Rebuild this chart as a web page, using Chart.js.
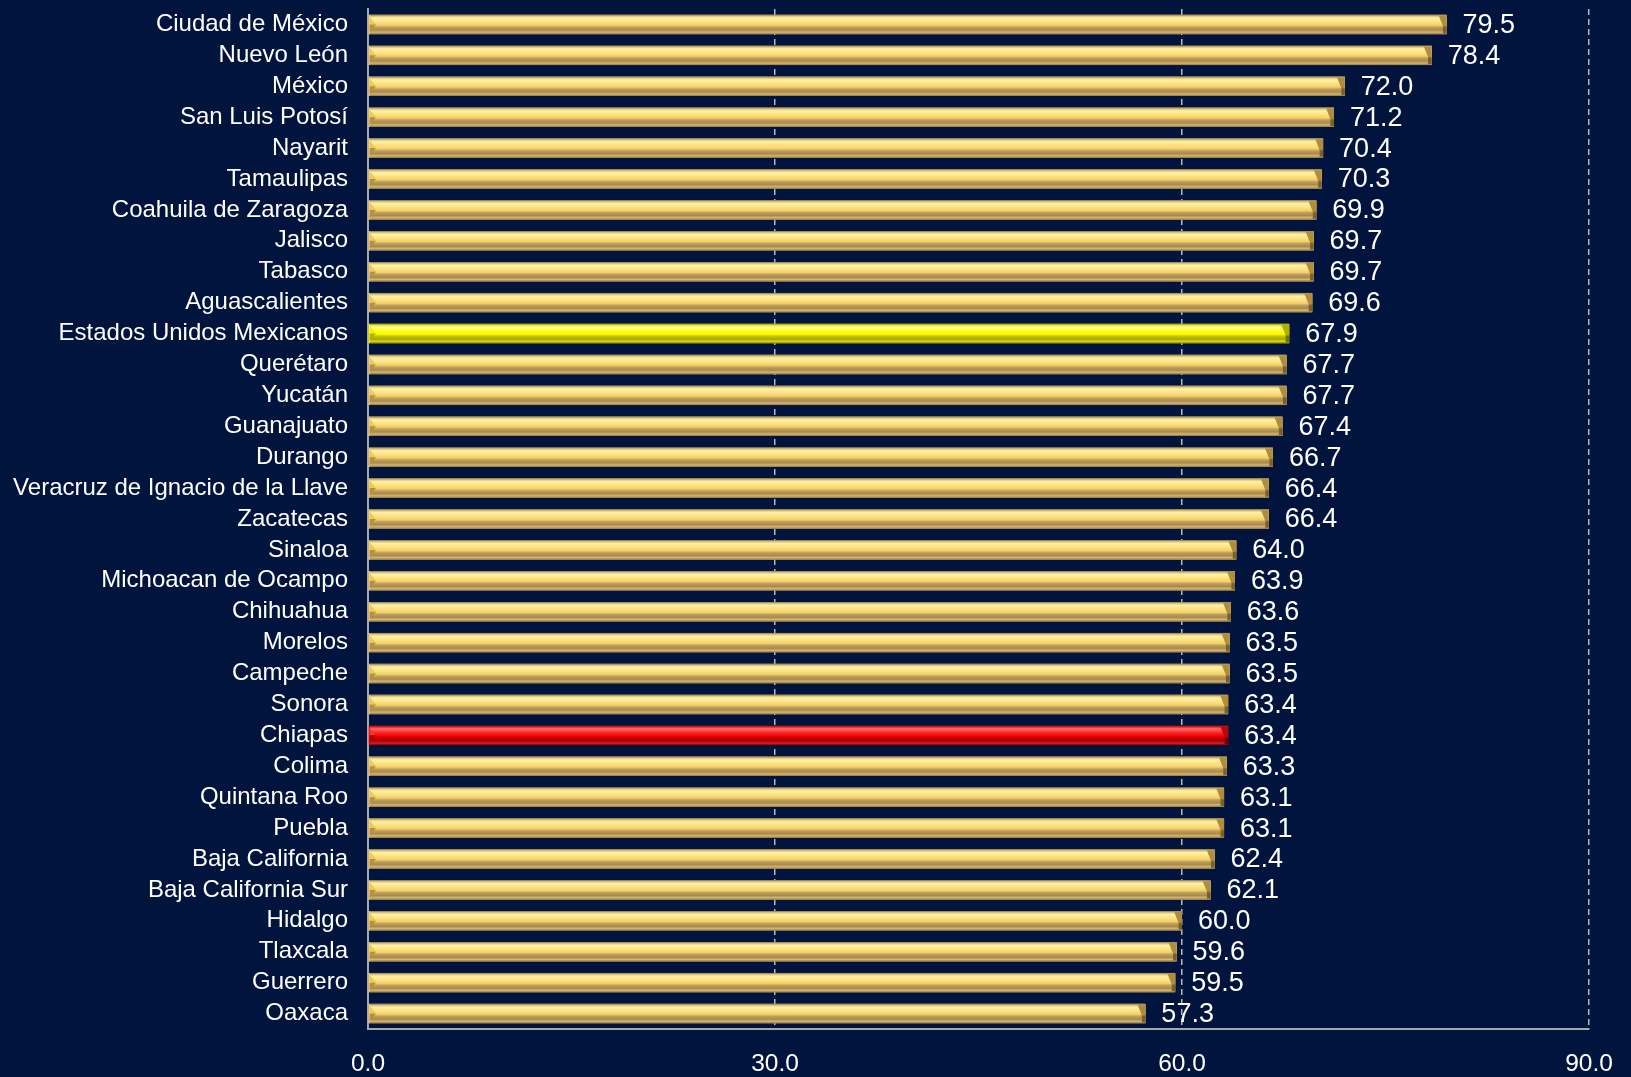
<!DOCTYPE html>
<html>
<head>
<meta charset="utf-8">
<script src="https://cdn.jsdelivr.net/npm/chart.js@4.4.1/dist/chart.umd.min.js"></script>
<style>
	html, body { margin: 0; padding: 0; background: #00143e; }
	#wrap { width: 1631px; height: 1077px; }
</style>
</head>
<body>
<div id="wrap"><canvas id="canvas" width="1631" height="1077"></canvas></div>
<script>
var estados = [
	"Ciudad de México", "Nuevo León", "México", "San Luis Potosí", "Nayarit",
	"Tamaulipas", "Coahuila de Zaragoza", "Jalisco", "Tabasco", "Aguascalientes",
	"Estados Unidos Mexicanos", "Querétaro", "Yucatán", "Guanajuato", "Durango",
	"Veracruz de Ignacio de la Llave", "Zacatecas", "Sinaloa", "Michoacan de Ocampo", "Chihuahua",
	"Morelos", "Campeche", "Sonora", "Chiapas", "Colima",
	"Quintana Roo", "Puebla", "Baja California", "Baja California Sur", "Hidalgo",
	"Tlaxcala", "Guerrero", "Oaxaca"
];
var valores = [
	79.5, 78.4, 72.0, 71.2, 70.4,
	70.3, 69.9, 69.7, 69.7, 69.6,
	67.9, 67.7, 67.7, 67.4, 66.7,
	66.4, 66.4, 64.0, 63.9, 63.6,
	63.5, 63.5, 63.4, 63.4, 63.3,
	63.1, 63.1, 62.4, 62.1, 60.0,
	59.6, 59.5, 57.3
];
var xMin = 0, xMax = 90, xStep = 30;
var resaltados = { "Estados Unidos Mexicanos": "yellow", "Chiapas": "red" };

var palettes = {
	gold: {
		base: '#f0d070',
		stops: [[0,'#8a7442'],[0.07,'#d8be78'],[0.17,'#fff2aa'],[0.36,'#fee27e'],[0.54,'#f2d06c'],[0.64,'#c0a05a'],[0.79,'#a8894c'],[0.9,'#d6b672'],[1,'#8c7444']],
		capTop: '#f4c655', capBot: '#b8913e', endTop: '#b08c3e', endBot: '#78602c'
	},
	yellow: {
		base: '#ffff00',
		stops: [[0,'#8a8a00'],[0.07,'#e0e040'],[0.17,'#ffff8a'],[0.36,'#ffff20'],[0.54,'#f6f600'],[0.64,'#c4c400'],[0.79,'#a8a800'],[0.9,'#dcdc18'],[1,'#808000']],
		capTop: '#f4f400', capBot: '#b4b400', endTop: '#b0b000', endBot: '#707000'
	},
	red: {
		base: '#ff0000',
		stops: [[0,'#880000'],[0.07,'#e02828'],[0.17,'#ff6e6e'],[0.36,'#ff2424'],[0.54,'#f40000'],[0.64,'#c40000'],[0.79,'#a80000'],[0.9,'#e02020'],[1,'#800000']],
		capTop: '#ff2e2e', capBot: '#b40000', endTop: '#b40a0a', endBot: '#740000'
	}
};

function paletteFor(i) {
	return palettes[resaltados[estados[i]] || 'gold'];
}

function poly(ctx, pts) {
	ctx.beginPath();
	ctx.moveTo(pts[0][0], pts[0][1]);
	for (var k = 1; k < pts.length; k++) ctx.lineTo(pts[k][0], pts[k][1]);
	ctx.closePath();
	ctx.fill();
}

// beveled bars + value labels, drawn on top of the library's bar elements
var bevelPlugin = {
	id: 'bevel',
	afterDatasetsDraw: function(chart) {
		var ctx = chart.ctx;
		var meta = chart.getDatasetMeta(0);
		meta.data.forEach(function(bar, i) {
			var p = bar.getProps(['x', 'y', 'base', 'height'], true);
			var x0 = p.base + 1, x1 = p.x, yT = p.y - p.height / 2, yB = p.y + p.height / 2, h = p.height;
			var pal = paletteFor(i);
			var ym = yT + h / 2;
			var c = Math.min(h * 0.4, (x1 - x0) / 2);
			ctx.save();
			var g = ctx.createLinearGradient(0, yT, 0, yB);
			pal.stops.forEach(function(s) { g.addColorStop(s[0], s[1]); });
			ctx.fillStyle = g;
			ctx.fillRect(x0, yT, x1 - x0, h);
			// left bevel
			ctx.fillStyle = pal.capTop;
			poly(ctx, [[x0, yT + 2], [x0 + c * 0.8, ym], [x0, ym]]);
			ctx.fillStyle = pal.capBot;
			poly(ctx, [[x0, ym], [x0 + c * 0.8, ym], [x0, yB - 2]]);
			// right end face
			var eg = ctx.createLinearGradient(0, yT, 0, yB);
			eg.addColorStop(0, pal.endTop);
			eg.addColorStop(0.55, pal.endTop);
			eg.addColorStop(0.65, pal.endBot);
			eg.addColorStop(1, pal.endBot);
			ctx.fillStyle = eg;
			poly(ctx, [[x1 - c, yT + 1], [x1, yT + 1], [x1, yB - 1], [x1 - c * 0.45, yB - 1], [x1 - c * 0.45, yT + h * 0.6]]);

			ctx.fillStyle = '#ffffff';
			ctx.font = '27px "Liberation Sans", Arial, sans-serif';
			ctx.textAlign = 'left';
			ctx.textBaseline = 'middle';
			ctx.fillText(valores[i].toFixed(1), x1 + 16, p.y + 1);
			ctx.restore();
		});
	}
};

var ctx = document.getElementById('canvas').getContext('2d');
window.myBar = new Chart(ctx, {
	type: 'bar',
	data: {
		labels: estados,
		datasets: [{
			data: valores,
			backgroundColor: estados.map(function(e, i) { return paletteFor(i).base; }),
			borderWidth: 0,
			barPercentage: 0.63,
			categoryPercentage: 1.0
		}]
	},
	options: {
		indexAxis: 'y',
		responsive: false,
		animation: false,
		devicePixelRatio: 1,
		layout: { padding: { top: 9, right: 42, left: 0, bottom: 0 } },
		plugins: {
			legend: { display: false },
			tooltip: { enabled: false },
			title: { display: false }
		},
		scales: {
			x: {
				type: 'linear',
				min: xMin,
				max: xMax,
				afterFit: function(scale) {
					scale.height = 48;
					scale.paddingLeft = 0;
					scale.paddingRight = 0;
				},
				ticks: {
					stepSize: xStep,
					padding: 21,
					color: '#ffffff',
					font: { family: '"Liberation Sans", Arial, sans-serif', size: 24.5 },
					callback: function(v) { return Number(v).toFixed(1); }
				},
				grid: {
					drawTicks: false,
					lineWidth: 1.5,
					color: function(c) { return c.tick && c.tick.value === 0 ? 'rgba(0,0,0,0)' : '#b8b8b8'; }
				},
				border: { display: true, color: '#a8a8a8', width: 2, dash: [6, 4] }
			},
			y: {
				z: 1,
				afterFit: function(scale) {
					scale.width = 368;
					scale.paddingTop = 0;
					scale.paddingBottom = 0;
				},
				ticks: {
					autoSkip: false,
					padding: 20,
					color: '#ffffff',
					font: { family: '"Liberation Sans", Arial, sans-serif', size: 24 }
				},
				grid: { display: false, drawTicks: false },
				border: { display: true, color: '#a8a8a8', width: 2 }
			}
		}
	},
	plugins: [bevelPlugin]
});
</script>
</body>
</html>
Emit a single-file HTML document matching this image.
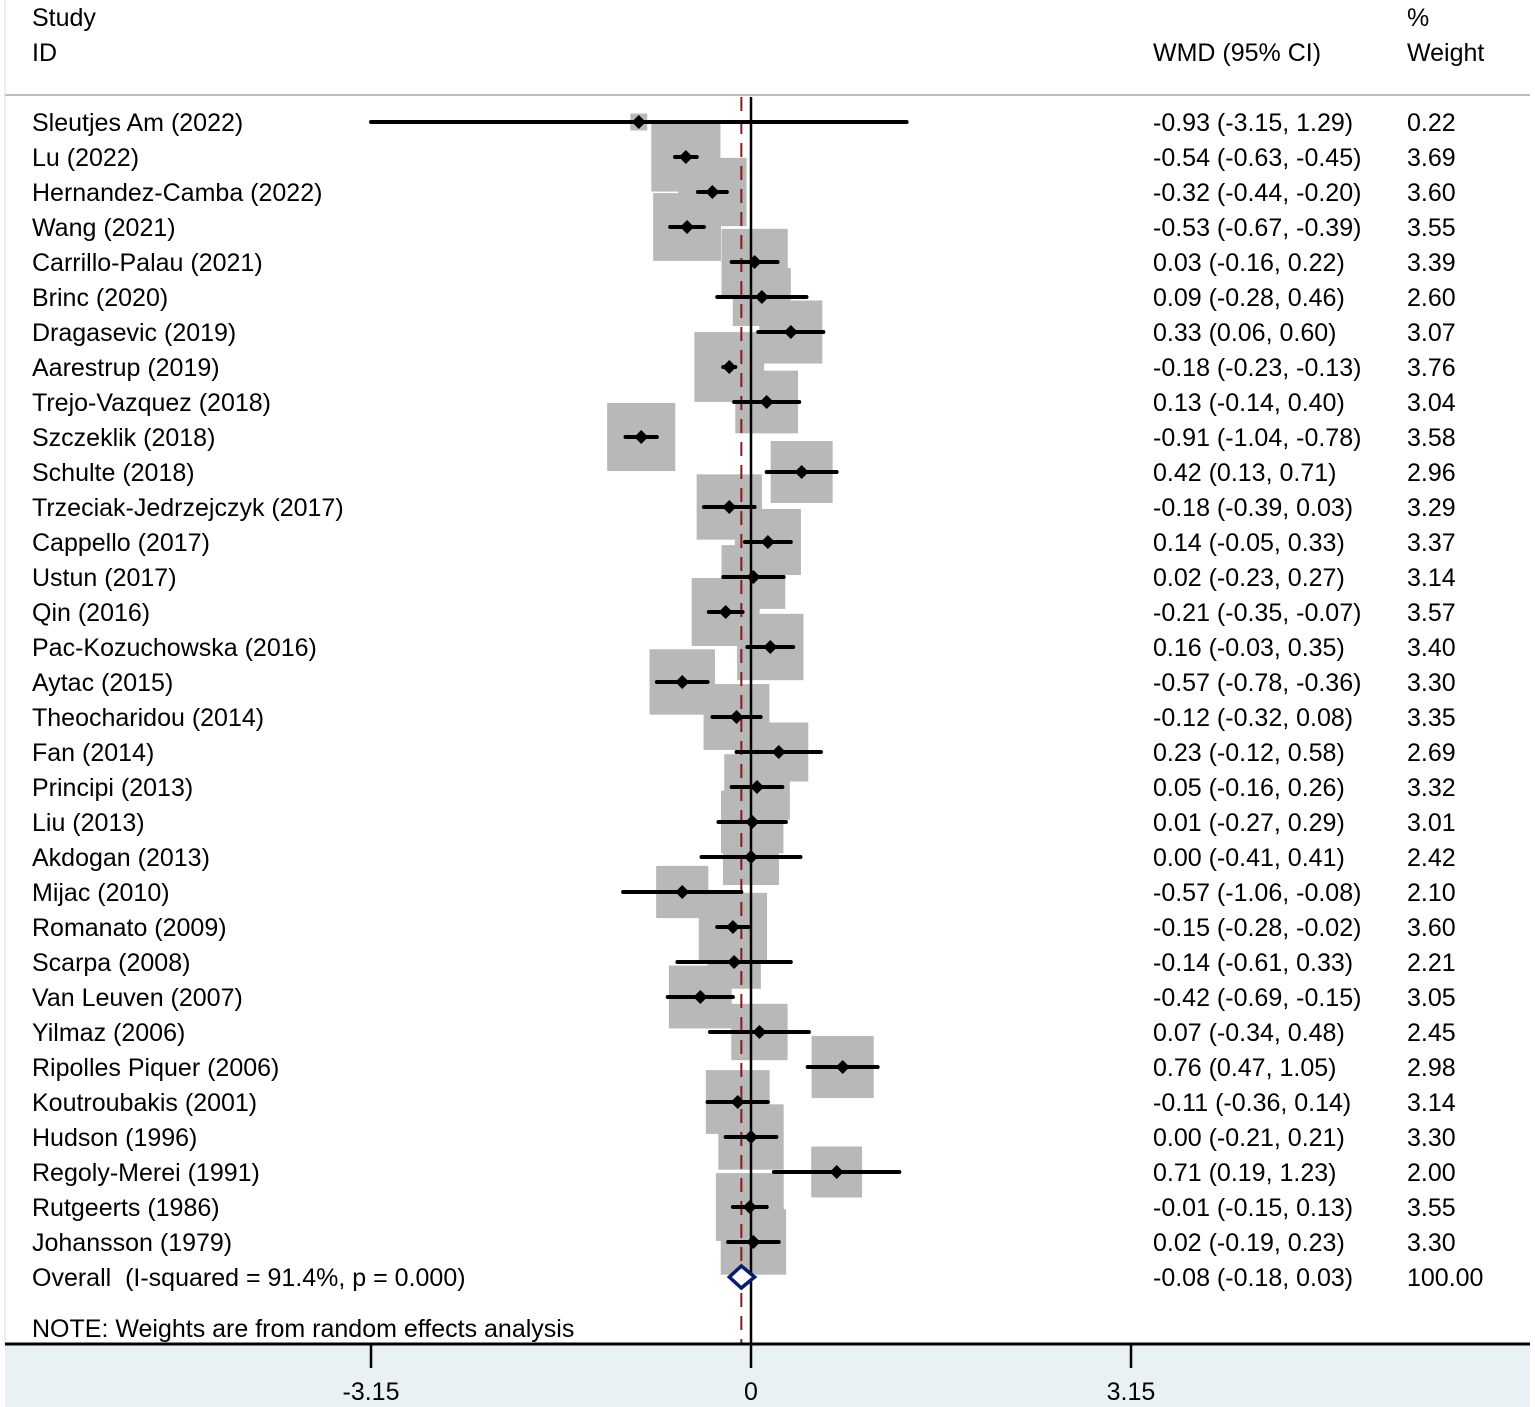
<!DOCTYPE html>
<html><head><meta charset="utf-8"><style>
html,body{margin:0;padding:0;background:#fff;}
svg{display:block;font-family:"Liberation Sans",Arial,sans-serif;}
</style></head><body>
<svg id="chart" width="1535" height="1407" viewBox="0 0 1535 1407">
<rect x="0" y="0" width="1535" height="1407" fill="#fff"/>
<rect x="5" y="1344" width="1525" height="63" fill="#e9f1f3"/>
<line x1="5" y1="95" x2="1530" y2="95" stroke="#bbb" stroke-width="2"/>
<line x1="5" y1="0" x2="5" y2="1344" stroke="#ddd" stroke-width="1"/>
<text x="32" y="26" font-size="25">Study</text>
<text x="32" y="61" font-size="25">ID</text>
<text x="1153" y="61" font-size="25">WMD (95% CI)</text>
<text x="1407" y="26" font-size="25">%</text>
<text x="1407" y="61" font-size="25">Weight</text>
<g id="plot"></g>
</svg>
<script>
const studies=["Sleutjes Am (2022)","Lu (2022)","Hernandez-Camba (2022)","Wang (2021)","Carrillo-Palau (2021)","Brinc (2020)","Dragasevic (2019)","Aarestrup (2019)","Trejo-Vazquez (2018)","Szczeklik (2018)","Schulte (2018)","Trzeciak-Jedrzejczyk (2017)","Cappello (2017)","Ustun (2017)","Qin (2016)","Pac-Kozuchowska (2016)","Aytac (2015)","Theocharidou (2014)","Fan (2014)","Principi (2013)","Liu (2013)","Akdogan (2013)","Mijac (2010)","Romanato (2009)","Scarpa (2008)","Van Leuven (2007)","Yilmaz (2006)","Ripolles Piquer (2006)","Koutroubakis (2001)","Hudson (1996)","Regoly-Merei (1991)","Rutgeerts (1986)","Johansson (1979)"];
const est=[-0.93,-0.54,-0.32,-0.53,0.03,0.09,0.33,-0.18,0.13,-0.91,0.42,-0.18,0.14,0.02,-0.21,0.16,-0.57,-0.12,0.23,0.05,0.01,0.00,-0.57,-0.15,-0.14,-0.42,0.07,0.76,-0.11,0.00,0.71,-0.01,0.02];
const lo=[-3.15,-0.63,-0.44,-0.67,-0.16,-0.28,0.06,-0.23,-0.14,-1.04,0.13,-0.39,-0.05,-0.23,-0.35,-0.03,-0.78,-0.32,-0.12,-0.16,-0.27,-0.41,-1.06,-0.28,-0.61,-0.69,-0.34,0.47,-0.36,-0.21,0.19,-0.15,-0.19];
const hi=[1.29,-0.45,-0.20,-0.39,0.22,0.46,0.60,-0.13,0.40,-0.78,0.71,0.03,0.33,0.27,-0.07,0.35,-0.36,0.08,0.58,0.26,0.29,0.41,-0.08,-0.02,0.33,-0.15,0.48,1.05,0.14,0.21,1.23,0.13,0.23];
const weights=[0.22,3.69,3.60,3.55,3.39,2.60,3.07,3.76,3.04,3.58,2.96,3.29,3.37,3.14,3.57,3.40,3.30,3.35,2.69,3.32,3.01,2.42,2.10,3.60,2.21,3.05,2.45,2.98,3.14,3.30,2.00,3.55,3.30];
const overall=[-0.08,-0.18,0.03];
const ticks=[-3.15,0,3.15];
const tickLabels=["-3.15","0","3.15"];

const X=v=>751+v*(380/3.15);
const Y=i=>122+i*35;
const NS="http://www.w3.org/2000/svg";
const g=document.getElementById('plot');
function mk(t,a){const e=document.createElementNS(NS,t);for(const k in a)e.setAttribute(k,a[k]);g.appendChild(e);return e;}
const f2=v=>(v<0?"-":"")+Math.abs(v).toFixed(2);
studies.forEach((s,i)=>{
  const side=36*Math.sqrt(weights[i]);
  const b=mk('rect',{x:X(est[i])-side/2,y:Y(i)-side/2,width:side,height:side,fill:'#b8b8b8'});
  
  
});
let l=mk('line',{x1:X(overall[0]),y1:97,x2:X(overall[0]),y2:1344,stroke:'#8b1a1a','stroke-width':2,'stroke-dasharray':'14,9'});


l=mk('line',{x1:X(0),y1:97,x2:X(0),y2:1344,stroke:'#000','stroke-width':2.5});


studies.forEach((s,i)=>{
  const y=Y(i);
  const ci=mk('line',{x1:X(lo[i]),y1:y,x2:X(hi[i]),y2:y,stroke:'#000','stroke-width':4,'stroke-linecap':'round'});
  
  
  const cx=X(est[i]);
  const p=mk('polygon',{points:`${cx-7},${y} ${cx},${y-7} ${cx+7},${y} ${cx},${y+7}`,fill:'#000'});
  
  
  let t=mk('text',{x:32,y:y+9,'font-size':25});t.textContent=s;
  
  
  t=mk('text',{x:1153,y:y+9,'font-size':25});t.textContent=`${f2(est[i])} (${f2(lo[i])}, ${f2(hi[i])})`;
  
  
  t=mk('text',{x:1407,y:y+9,'font-size':25});t.textContent=weights[i].toFixed(2);
  
  
});
const oy=Y(studies.length);
const d=mk('polygon',{points:`${X(overall[1])},${oy} ${X(overall[0])},${oy-11} ${X(overall[2])},${oy} ${X(overall[0])},${oy+11}`,fill:'#fff',stroke:'#0a1a6e','stroke-width':3.5});


let t=mk('text',{x:32,y:oy+9,'font-size':25});t.textContent="Overall\u00a0 (I-squared = 91.4%, p = 0.000)";


t=mk('text',{x:1153,y:oy+9,'font-size':25});t.textContent=`${f2(overall[0])} (${f2(overall[1])}, ${f2(overall[2])})`;


t=mk('text',{x:1407,y:oy+9,'font-size':25});t.textContent="100.00";


t=mk('text',{x:32,y:1337,'font-size':25});t.textContent="NOTE: Weights are from random effects analysis";


l=mk('line',{x1:5,y1:1344,x2:1530,y2:1344,stroke:'#000','stroke-width':3});


ticks.forEach((v,i)=>{
  const tk=mk('line',{x1:X(v),y1:1344,x2:X(v),y2:1368,stroke:'#000','stroke-width':2.5});
  
  
  const tl=mk('text',{x:X(v),y:1400,'font-size':25,'text-anchor':'middle'});tl.textContent=tickLabels[i];
  
  
});
</script>
</body></html>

* [Directions]
Find the lines of the material that hold the word "this" and report their count alone.

* [Final answer]
2